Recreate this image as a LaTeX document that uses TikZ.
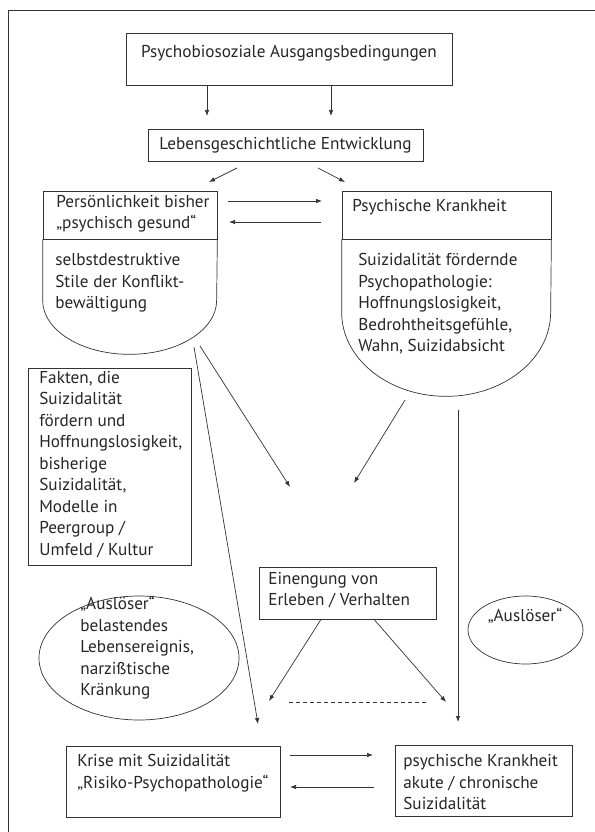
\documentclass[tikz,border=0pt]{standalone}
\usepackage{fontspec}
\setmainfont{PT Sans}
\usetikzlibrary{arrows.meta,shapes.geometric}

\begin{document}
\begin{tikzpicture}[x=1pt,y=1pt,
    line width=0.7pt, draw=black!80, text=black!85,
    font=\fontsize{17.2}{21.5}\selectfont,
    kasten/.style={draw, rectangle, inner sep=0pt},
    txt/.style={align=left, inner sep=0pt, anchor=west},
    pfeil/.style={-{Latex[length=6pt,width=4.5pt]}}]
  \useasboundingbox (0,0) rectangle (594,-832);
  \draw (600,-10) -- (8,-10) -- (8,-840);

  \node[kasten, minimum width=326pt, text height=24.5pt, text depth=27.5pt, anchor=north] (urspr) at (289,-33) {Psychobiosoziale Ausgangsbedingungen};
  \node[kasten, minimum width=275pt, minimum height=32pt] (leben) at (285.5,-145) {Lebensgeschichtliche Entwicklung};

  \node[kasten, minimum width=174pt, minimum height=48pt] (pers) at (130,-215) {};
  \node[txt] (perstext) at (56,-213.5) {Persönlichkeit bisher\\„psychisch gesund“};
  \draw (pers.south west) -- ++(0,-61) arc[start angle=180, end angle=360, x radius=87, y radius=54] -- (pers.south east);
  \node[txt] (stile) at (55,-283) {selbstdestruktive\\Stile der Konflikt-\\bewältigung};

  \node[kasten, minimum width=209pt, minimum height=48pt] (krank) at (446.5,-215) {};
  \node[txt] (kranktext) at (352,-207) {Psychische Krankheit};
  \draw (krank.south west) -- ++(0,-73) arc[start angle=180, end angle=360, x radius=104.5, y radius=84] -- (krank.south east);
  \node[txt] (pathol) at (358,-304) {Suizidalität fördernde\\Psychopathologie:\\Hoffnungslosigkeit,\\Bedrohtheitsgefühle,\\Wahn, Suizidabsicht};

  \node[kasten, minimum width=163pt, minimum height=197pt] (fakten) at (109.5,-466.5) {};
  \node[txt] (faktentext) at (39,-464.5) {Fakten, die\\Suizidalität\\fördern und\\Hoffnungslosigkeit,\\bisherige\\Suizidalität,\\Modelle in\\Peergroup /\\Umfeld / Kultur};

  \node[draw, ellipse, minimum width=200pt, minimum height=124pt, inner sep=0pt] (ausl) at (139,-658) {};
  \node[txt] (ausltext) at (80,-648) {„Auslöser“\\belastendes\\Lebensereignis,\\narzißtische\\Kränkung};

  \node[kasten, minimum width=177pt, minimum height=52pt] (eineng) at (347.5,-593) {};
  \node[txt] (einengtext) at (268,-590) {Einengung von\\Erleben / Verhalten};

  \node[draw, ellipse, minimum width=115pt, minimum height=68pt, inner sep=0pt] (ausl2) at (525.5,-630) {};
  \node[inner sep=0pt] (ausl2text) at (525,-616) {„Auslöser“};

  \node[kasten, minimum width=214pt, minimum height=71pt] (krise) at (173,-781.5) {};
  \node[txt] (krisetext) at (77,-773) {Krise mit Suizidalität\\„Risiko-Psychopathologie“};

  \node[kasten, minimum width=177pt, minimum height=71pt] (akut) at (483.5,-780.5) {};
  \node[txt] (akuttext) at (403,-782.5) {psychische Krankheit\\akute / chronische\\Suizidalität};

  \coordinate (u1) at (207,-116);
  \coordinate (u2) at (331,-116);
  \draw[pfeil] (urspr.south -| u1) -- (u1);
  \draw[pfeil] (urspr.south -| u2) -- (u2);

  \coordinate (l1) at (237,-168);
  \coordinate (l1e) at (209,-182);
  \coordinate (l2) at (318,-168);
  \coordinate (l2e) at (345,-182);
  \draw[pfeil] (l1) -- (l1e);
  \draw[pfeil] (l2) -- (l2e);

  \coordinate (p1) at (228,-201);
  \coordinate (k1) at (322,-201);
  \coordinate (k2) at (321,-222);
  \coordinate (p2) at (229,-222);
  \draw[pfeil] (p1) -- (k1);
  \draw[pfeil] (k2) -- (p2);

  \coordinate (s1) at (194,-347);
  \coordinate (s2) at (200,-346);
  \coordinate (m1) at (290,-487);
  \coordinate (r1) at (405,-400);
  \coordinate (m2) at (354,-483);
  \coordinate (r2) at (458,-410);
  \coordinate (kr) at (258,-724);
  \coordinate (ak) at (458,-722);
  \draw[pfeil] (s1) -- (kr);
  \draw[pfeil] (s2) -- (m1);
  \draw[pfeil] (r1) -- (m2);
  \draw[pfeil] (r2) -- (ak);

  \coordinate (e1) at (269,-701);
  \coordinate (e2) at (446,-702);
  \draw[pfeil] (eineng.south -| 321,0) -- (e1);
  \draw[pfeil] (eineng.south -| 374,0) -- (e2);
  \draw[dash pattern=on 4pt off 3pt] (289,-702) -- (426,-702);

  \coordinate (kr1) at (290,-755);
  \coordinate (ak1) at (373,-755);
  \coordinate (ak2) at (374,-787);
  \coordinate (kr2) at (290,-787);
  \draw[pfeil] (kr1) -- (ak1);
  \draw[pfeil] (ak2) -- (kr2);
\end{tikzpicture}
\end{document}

◆ **BRIEF**: Give the material again exactly as it is, but keep the pictures out.

◆ **TASK RESPONSE**:
Recreate this image as a LaTeX document that uses TikZ.
\documentclass[tikz,border=0pt]{standalone}
\usepackage{fontspec}
\setmainfont{PT Sans}
\usetikzlibrary{arrows.meta,shapes.geometric}

\begin{document}
\begin{tikzpicture}[x=1pt,y=1pt,
    line width=0.7pt, draw=black!80, text=black!85,
    font=\fontsize{17.2}{21.5}\selectfont,
    kasten/.style={draw, rectangle, inner sep=0pt},
    txt/.style={align=left, inner sep=0pt, anchor=west},
    pfeil/.style={-{Latex[length=6pt,width=4.5pt]}}]
  \useasboundingbox (0,0) rectangle (594,-832);
  \draw (600,-10) -- (8,-10) -- (8,-840);

  \node[kasten, minimum width=326pt, text height=24.5pt, text depth=27.5pt, anchor=north] (urspr) at (289,-33) {Psychobiosoziale Ausgangsbedingungen};
  \node[kasten, minimum width=275pt, minimum height=32pt] (leben) at (285.5,-145) {Lebensgeschichtliche Entwicklung};

  \node[kasten, minimum width=174pt, minimum height=48pt] (pers) at (130,-215) {};
  \node[txt] (perstext) at (56,-213.5) {Persönlichkeit bisher\\„psychisch gesund“};
  \draw (pers.south west) -- ++(0,-61) arc[start angle=180, end angle=360, x radius=87, y radius=54] -- (pers.south east);
  \node[txt] (stile) at (55,-283) {selbstdestruktive\\Stile der Konflikt-\\bewältigung};

  \node[kasten, minimum width=209pt, minimum height=48pt] (krank) at (446.5,-215) {};
  \node[txt] (kranktext) at (352,-207) {Psychische Krankheit};
  \draw (krank.south west) -- ++(0,-73) arc[start angle=180, end angle=360, x radius=104.5, y radius=84] -- (krank.south east);
  \node[txt] (pathol) at (358,-304) {Suizidalität fördernde\\Psychopathologie:\\Hoffnungslosigkeit,\\Bedrohtheitsgefühle,\\Wahn, Suizidabsicht};

  \node[kasten, minimum width=163pt, minimum height=197pt] (fakten) at (109.5,-466.5) {};
  \node[txt] (faktentext) at (39,-464.5) {Fakten, die\\Suizidalität\\fördern und\\Hoffnungslosigkeit,\\bisherige\\Suizidalität,\\Modelle in\\Peergroup /\\Umfeld / Kultur};

  \node[draw, ellipse, minimum width=200pt, minimum height=124pt, inner sep=0pt] (ausl) at (139,-658) {};
  \node[txt] (ausltext) at (80,-648) {„Auslöser“\\belastendes\\Lebensereignis,\\narzißtische\\Kränkung};

  \node[kasten, minimum width=177pt, minimum height=52pt] (eineng) at (347.5,-593) {};
  \node[txt] (einengtext) at (268,-590) {Einengung von\\Erleben / Verhalten};

  \node[draw, ellipse, minimum width=115pt, minimum height=68pt, inner sep=0pt] (ausl2) at (525.5,-630) {};
  \node[inner sep=0pt] (ausl2text) at (525,-616) {„Auslöser“};

  \node[kasten, minimum width=214pt, minimum height=71pt] (krise) at (173,-781.5) {};
  \node[txt] (krisetext) at (77,-773) {Krise mit Suizidalität\\„Risiko-Psychopathologie“};

  \node[kasten, minimum width=177pt, minimum height=71pt] (akut) at (483.5,-780.5) {};
  \node[txt] (akuttext) at (403,-782.5) {psychische Krankheit\\akute / chronische\\Suizidalität};

  \coordinate (u1) at (207,-116);
  \coordinate (u2) at (331,-116);
  \draw[pfeil] (urspr.south -| u1) -- (u1);
  \draw[pfeil] (urspr.south -| u2) -- (u2);

  \coordinate (l1) at (237,-168);
  \coordinate (l1e) at (209,-182);
  \coordinate (l2) at (318,-168);
  \coordinate (l2e) at (345,-182);
  \draw[pfeil] (l1) -- (l1e);
  \draw[pfeil] (l2) -- (l2e);

  \coordinate (p1) at (228,-201);
  \coordinate (k1) at (322,-201);
  \coordinate (k2) at (321,-222);
  \coordinate (p2) at (229,-222);
  \draw[pfeil] (p1) -- (k1);
  \draw[pfeil] (k2) -- (p2);

  \coordinate (s1) at (194,-347);
  \coordinate (s2) at (200,-346);
  \coordinate (m1) at (290,-487);
  \coordinate (r1) at (405,-400);
  \coordinate (m2) at (354,-483);
  \coordinate (r2) at (458,-410);
  \coordinate (kr) at (258,-724);
  \coordinate (ak) at (458,-722);
  \draw[pfeil] (s1) -- (kr);
  \draw[pfeil] (s2) -- (m1);
  \draw[pfeil] (r1) -- (m2);
  \draw[pfeil] (r2) -- (ak);

  \coordinate (e1) at (269,-701);
  \coordinate (e2) at (446,-702);
  \draw[pfeil] (eineng.south -| 321,0) -- (e1);
  \draw[pfeil] (eineng.south -| 374,0) -- (e2);
  \draw[dash pattern=on 4pt off 3pt] (289,-702) -- (426,-702);

  \coordinate (kr1) at (290,-755);
  \coordinate (ak1) at (373,-755);
  \coordinate (ak2) at (374,-787);
  \coordinate (kr2) at (290,-787);
  \draw[pfeil] (kr1) -- (ak1);
  \draw[pfeil] (ak2) -- (kr2);
\end{tikzpicture}
\end{document}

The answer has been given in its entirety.